その回復に適しているのが生育期なのです。
そして、生育期は子株にとっても根を出しやすい時期です。
親株から切り分ける際に根が取れてしまった子株や根のない子株も、生育期に作業すれば根を出す確率がぐんと高くなります。
根を出しやすい生育期に株分け作業を終え、肥料や水やりを控える必要のある真冬や真夏にしっかり備えられると良いですね。
株分けの目的
株分けの目的は、大きく分けて2つ。
前提として、根元の子株が原因で親株が枯れることは稀です。子株ができたからといって必ず株分けをしなくてはいけない訳ではありません。
ただ、子株が親株と同じ鉢で土と水を共有している関係で、親株の栄養が取られている事は事実です。
品種によっては、子株があることで親株の成長が大幅に遅れたり花が咲きにくくなったりするものもあります。

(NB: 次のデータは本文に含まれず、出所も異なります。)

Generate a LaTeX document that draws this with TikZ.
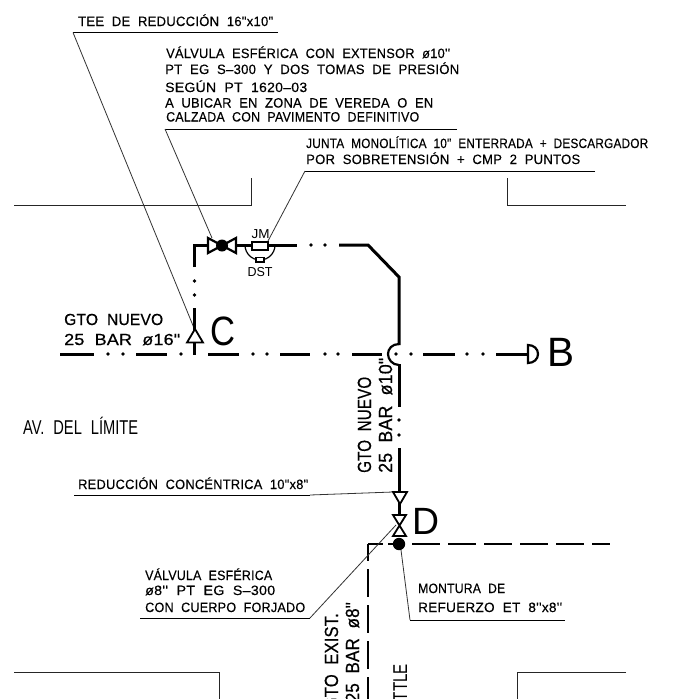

また、根元に子株ができるタイプのサボテンは子株のないサボテンに比べて鉢の中が根詰まりしやすくなります。
子株のあるサボテンを植え替える際に鉢が根でいっぱいになっていたら、株分けを行っても良いでしょう。
貴重な品種のサボテンに子株がついていたら、株分けしてバックアップをとっておくチャンスです。
サボテンは品種によって手に入りにくかったり、とても高価なものがあります。株分けでバックアップを取っておけば、いざという時も安心ですね。
そもそも株分けとは?
そもそも株分けとは、成長した親株から根や茎などを切り離して植物を増やす方法です。クリスマスローズなどの宿根草やポトスなどの観葉植物は、株分けできる植物として有名ですね。

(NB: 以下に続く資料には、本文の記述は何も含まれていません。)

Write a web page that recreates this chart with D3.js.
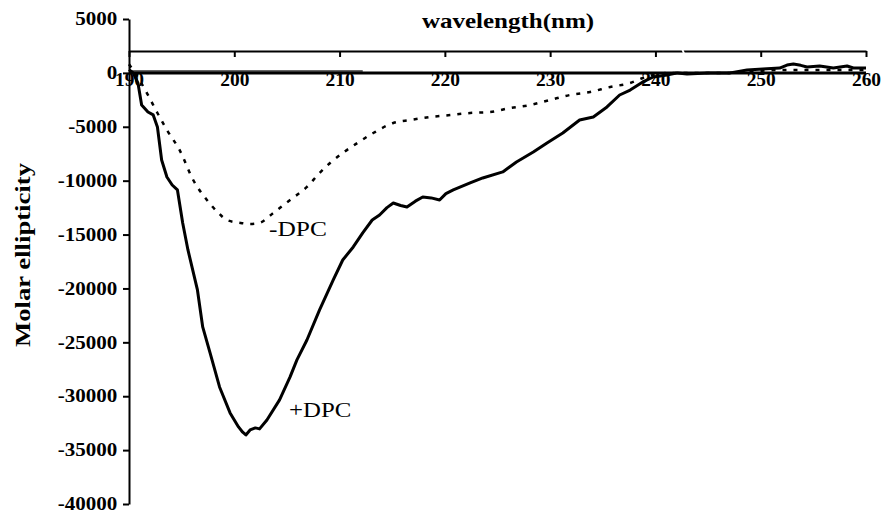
<!DOCTYPE html>
<html>
<head>
<meta charset="utf-8">
<script src="https://cdn.jsdelivr.net/npm/d3@7"></script>
<style>
  body { margin: 0; background: #fff; }
  svg { display: block; }
  text { font-family: "Liberation Serif", "Times New Roman", serif; fill: #000; }
</style>
</head>
<body>
<div id="chart"></div>
<script>
// wavelength (nm) / molar ellipticity
const plusWl = [190, 190.4, 190.85, 191.2, 191.8, 192.3, 192.7, 193.1, 193.6, 194.1, 194.6, 195.1, 195.6,
    196.5, 197.0, 197.7, 198.6, 199.6, 200.4, 200.8, 201.1, 201.5, 202.0, 202.4, 203.1, 204.3, 205.3,
    205.95, 206.9, 208.1, 209.4, 210.3, 211.3, 212.2, 213.1, 213.8, 214.5, 215.1, 215.8, 216.4, 217.2,
    217.9, 218.7, 219.5, 220.1, 220.8, 222.4, 223.6, 225.5, 226.8, 228.4, 229.7, 231.2, 232.8, 234.1,
    235.4, 236.6, 237.6, 238.8, 239.8, 241.1, 242.1, 243.0, 245.0, 247.1, 248.7, 250.2, 251.8, 252.5,
    253.1, 253.8, 254.4, 255.6, 256.9, 258.2, 258.8, 260];
const plusVal = [300, 0, -940, -2980, -3630, -3900, -5020, -8080, -9660, -10400, -10860, -13920, -16430,
    -20140, -23570, -25980, -29140, -31550, -32850, -33340, -33590, -33130, -32940, -33030, -32200, -30340, -28210,
    -26630, -24780, -21990, -19210, -17360, -16150, -14850, -13650, -13180, -12500, -12070, -12300, -12440, -11900,
    -11510, -11600, -11790, -11200, -10860, -10210, -9750, -9190, -8270, -7340, -6500, -5580, -4370, -4090,
    -3160, -2050, -1590, -840, -380, -200, 0, -100, 0, 0, 270, 350, 450, 730,
    830, 700, 550, 640, 450, 640, 450, 450];

const minusWl = [190, 191.0, 191.7, 192.7, 193.6, 194.8, 196.1, 197.4, 198.4, 199.3, 200.6, 201.5, 202.4,
    203.7, 205.3, 206.9, 208.1, 209.1, 210.3, 211.7, 213.2, 215.1, 216.7, 218.6, 220.5, 222.4, 224.3,
    226.2, 228.1, 230.0, 231.9, 233.8, 235.7, 237.6, 238.8, 239.8, 241.1, 247, 251.8, 260];
const minusVal = [800, -660, -1870, -3720, -5300, -7150, -9940, -11790, -12900, -13650, -13920, -14020, -13920,
    -13000, -11790, -10580, -9290, -8360, -7430, -6500, -5580, -4650, -4370, -4090, -3910, -3720, -3630,
    -3260, -2980, -2510, -2050, -1770, -1310, -940, -470, -200, 0, 0, 270, 270];

const xTicks = [190, 200, 210, 220, 230, 240, 250, 260];
const yTicks = [5000, 0, -5000, -10000, -15000, -20000, -25000, -30000, -35000, -40000];

const W = 885, H = 514;
const x = d3.scaleLinear().domain([190, 260]).range([129, 866]);
const y = d3.scaleLinear().domain([-40000, 5000]).range([504, 19]);
const topAxisY = 51;

const svg = d3.select("#chart").append("svg")
    .attr("width", W).attr("height", H)
    .attr("viewBox", `0 0 ${W} ${H}`)
    .style("background", "#fff");

// top axis line with downward ticks, no labels
const gTop = svg.append("g")
    .attr("transform", `translate(0,${topAxisY})`)
    .call(d3.axisBottom(x).tickValues(xTicks).tickSize(6).tickSizeOuter(0).tickFormat(""));
gTop.select(".domain").attr("stroke-width", 2);
gTop.selectAll(".tick line").attr("stroke-width", 2);
// small break in the top line
svg.append("line")
    .attr("x1", 681).attr("y1", 46).attr("x2", 685).attr("y2", 56)
    .attr("stroke", "#fff").attr("stroke-width", 2);

// zero line with the wavelength labels hanging under it
svg.append("line")
    .attr("x1", x(190)).attr("x2", x(212.2))
    .attr("y1", y(0) - 2).attr("y2", y(0) - 2)
    .attr("stroke", "#666").attr("stroke-width", 2);
svg.append("line")
    .attr("x1", x(190)).attr("x2", x(260))
    .attr("y1", y(0)).attr("y2", y(0))
    .attr("stroke", "#000").attr("stroke-width", 3);

const gX = svg.append("g")
    .attr("transform", `translate(0,${y(0)})`)
    .call(d3.axisBottom(x).tickValues(xTicks).tickSize(0).tickPadding(0).tickFormat(d => String(d)));
gX.select(".domain").remove();
gX.selectAll(".tick text")
    .attr("font-size", 18).attr("font-weight", "bold")
    .attr("font-family", "Liberation Serif, serif")
    .attr("transform", "scale(1.08,1)");

// y axis
const gY = svg.append("g")
    .attr("transform", `translate(${x(190)},0)`)
    .call(d3.axisLeft(y).tickValues(yTicks).tickSize(6).tickSizeOuter(0).tickPadding(4)
        .tickFormat(d => String(d)));
gY.select(".domain").attr("stroke-width", 2);
gY.selectAll(".tick line").attr("stroke-width", 2);
gY.selectAll(".tick text")
    .attr("font-size", 18).attr("font-weight", "bold")
    .attr("font-family", "Liberation Serif, serif")
    .attr("transform", "scale(1.17,1)");

// titles
svg.append("text")
    .attr("transform", "translate(508,28) scale(1.19,1)")
    .attr("text-anchor", "middle")
    .attr("font-size", 21).attr("font-weight", "bold")
    .text("wavelength(nm)");
svg.append("text")
    .attr("transform", "translate(30,255) rotate(-90) scale(1.27,1)")
    .attr("text-anchor", "middle")
    .attr("font-size", 21).attr("font-weight", "bold")
    .text("Molar ellipticity");

// curves
const smooth = d3.line().x(d => x(d[0])).y(d => y(d[1])).curve(d3.curveMonotoneX);
const rough = d3.line().x(d => x(d[0])).y(d => y(d[1]));

svg.append("path")
    .datum(d3.zip(minusWl, minusVal))
    .attr("d", smooth)
    .attr("fill", "none").attr("stroke", "#000")
    .attr("stroke-width", 2.5).attr("stroke-dasharray", "4,7");

svg.append("path")
    .datum(d3.zip(plusWl, plusVal))
    .attr("d", rough)
    .attr("fill", "none").attr("stroke", "#000")
    .attr("stroke-width", 3).attr("stroke-linejoin", "round");

// series labels
svg.append("text")
    .attr("transform", `translate(${x(203.3)},${y(-15100)}) scale(1.21,1)`)
    .attr("font-size", 21)
    .text("-DPC");
svg.append("text")
    .attr("transform", `translate(${x(205.2)},${y(-31900)}) scale(1.18,1)`)
    .attr("font-size", 21)
    .text("+DPC");
</script>
</body>
</html>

成長して群生した状態の株は原生地に近い形で植物が楽しめるというメリットがありますが、根詰まりを起こしやすかったり風通しが悪くなって親株が成長しづらいというデメリットもあります。
そんな時は株分けすると、風通しが良くなり水や栄養も株ごとに与えることができるため、親株子株ともに生育がよくなります。

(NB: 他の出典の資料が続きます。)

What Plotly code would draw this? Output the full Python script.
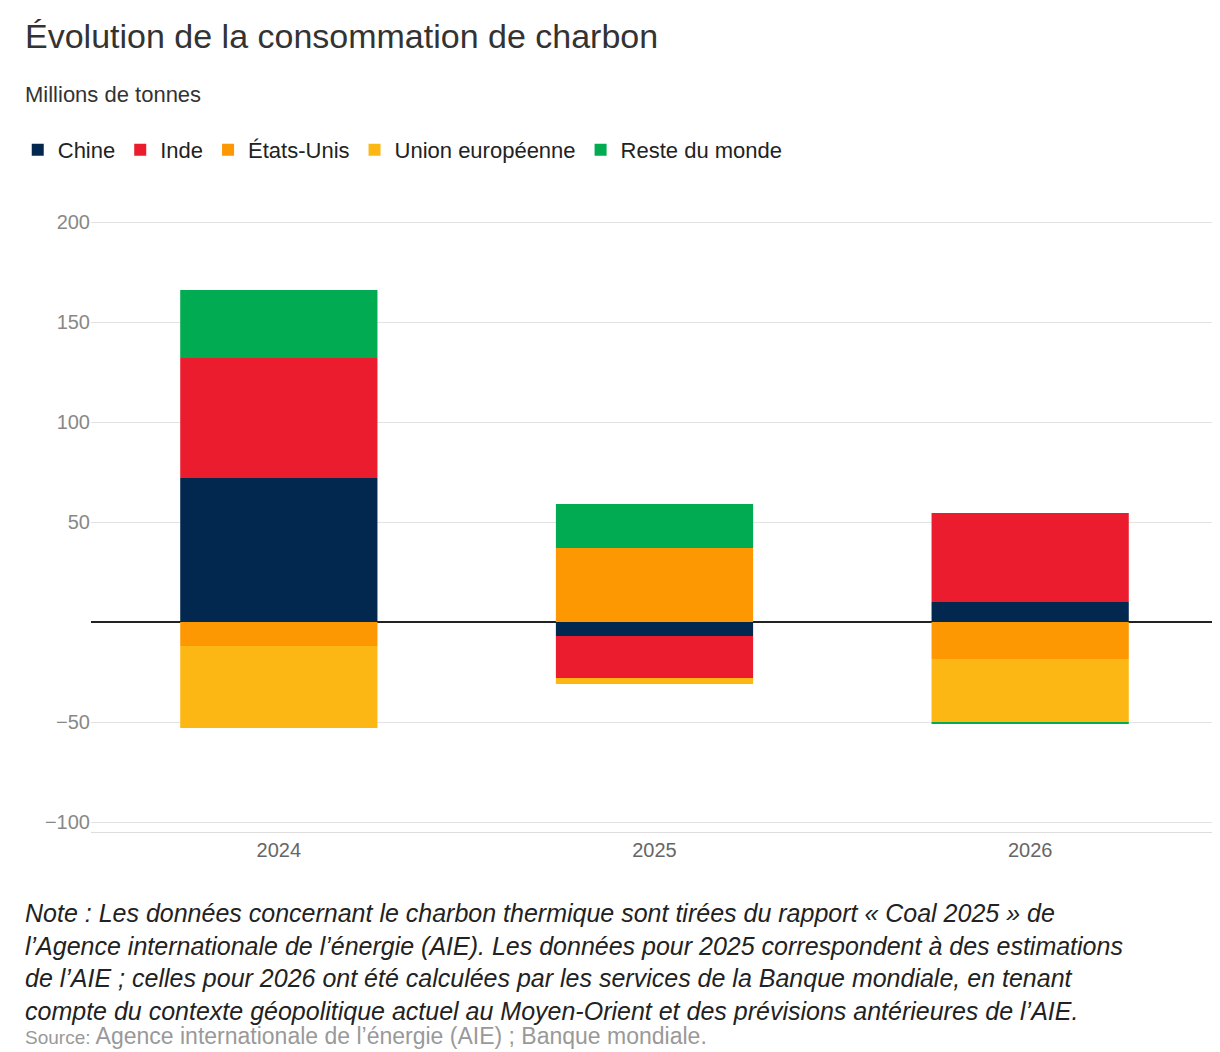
import plotly.graph_objects as go

years = ["2024", "2025", "2026"]
chine = [72, -7, 10]
inde = [60, -21, 44.5]
etats_unis = [-12, 37, -18.5]
ue = [-41, -3, -31.5]
reste = [34, 22, -1]

series = [("Chine", chine, "#02284f"), ("Inde", inde, "#eb1c2d"),
          ("États-Unis", etats_unis, "#fd9702"), ("Union européenne", ue, "#fdb714"),
          ("Reste du monde", reste, "#00ab51")]

fig = go.Figure()
for name, vals, col in series:
    fig.add_bar(x=years, y=vals, name=name, marker_color=col, marker_line_width=0)

font = "Liberation Sans, Arial, sans-serif"
X0 = -0.06
fig.update_layout(
    barmode="relative", bargap=0.475,
    width=1220, height=1052, plot_bgcolor="white", paper_bgcolor="white",
    font=dict(family=font, size=22, color="#333"),
    margin=dict(l=78, r=10, t=204, b=228),
    legend=dict(orientation="h", x=X0 - 0.005, y=1.1, xanchor="left", yanchor="middle",
                font=dict(size=22, color="#222"), traceorder="normal"),
    xaxis=dict(tickfont=dict(size=20, color="#666"), showline=True, linecolor="#ddd"),
    yaxis=dict(range=[-105, 205], tickvals=[-100, -50, 0, 50, 100, 150, 200],
               ticktext=["−100", "−50", "", "50", "100", "150", "200"],
               tickfont=dict(size=20, color="#888"), gridcolor="#e3e3e3",
               zeroline=True, zerolinecolor="#222", zerolinewidth=1.5, ticklen=0),
)
fig.add_annotation(text="Évolution de la consommation de charbon", xref="paper", yref="paper",
                   x=X0, y=1.25, xanchor="left", yanchor="bottom", showarrow=False,
                   font=dict(size=34, color="#333", family=font))
fig.add_annotation(text="Millions de tonnes", xref="paper", yref="paper",
                   x=X0, y=1.166, xanchor="left", yanchor="bottom", showarrow=False,
                   font=dict(size=22, color="#333"))
note = ("<i>Note : Les données concernant le charbon thermique sont tirées du rapport « Coal 2025 » de<br>"
        "l’Agence internationale de l’énergie (AIE). Les données pour 2025 correspondent à des estimations<br>"
        "de l’AIE ; celles pour 2026 ont été calculées par les services de la Banque mondiale, en tenant<br>"
        "compte du contexte géopolitique actuel au Moyen-Orient et des prévisions antérieures de l’AIE.</i>")
fig.add_annotation(text=note, xref="paper", yref="paper", x=X0, y=-0.105, xanchor="left",
                   yanchor="top", align="left", showarrow=False,
                   font=dict(size=25, color="#222"))
fig.add_annotation(text="<span style='font-size:19px'>Source:</span> Agence internationale de l’énergie (AIE) ; Banque mondiale.",
                   xref="paper", yref="paper", x=X0, y=-0.305, xanchor="left", yanchor="top",
                   showarrow=False, font=dict(size=23, color="#999"))
fig.write_html("out.html")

また、お気に入りのサボテンを株分けすれば寄せ植えに使ったり人にあげたりする事もできますよ。
機会があれば、自分で増やしたサボテンを人のサボテンと交換してみるのもサボテン繁殖の楽しみの1つです。
根元に子株ができるタイプのサボテンは、株分けで増やすことができます。
株分けは初心者でもチャレンジしやすいサボテンの増やし方。
株分け予定のサボテンは、株分け1週間ほど前から水やりを控えて乾燥させましょう。
しっかり乾燥させることで、根から土を落としやすくして親株のダメージを最低限に抑えることができますよ。
親株の用土が鉢底までしっかり乾いたら、鉢から抜いて用土を落としましょう。
次に、親株の根元についている子株を消毒した刃物で切り離します。このとき、発根促進剤があれば傷口が乾く前にうすくまぶすのもおすすめです。
親株と切り離した子株は供に1週間〜半月ほど明るい日陰で乾燥させましょう。
親株と根のある子株は傷口がしっかり乾いてからそれぞれ別の鉢に植えつけ、数日〜1週間後に水やりを開始します。
根のない子株の水やりは発根後になるので、できれば発根が確認できてから用土に植えたほうが上手くいくでしょう。
その後は通常通り日当たりと風通しの良い場所で管理します。
また、作業の際はトゲで手指を怪我しないよう注意しましょう。指先に防護用ゴムが貼られている手袋やピンセットなどを使用すると安全です。
株分けには、親株の成長促進と根詰まり防止、そしてなによりお気に入りのサボテンを増やせるというメリットがあります。
株分けはサボテン繁殖方法の中でも成功しやすい方法です。この機会にチャレンジしてみてはいかがでしょうか。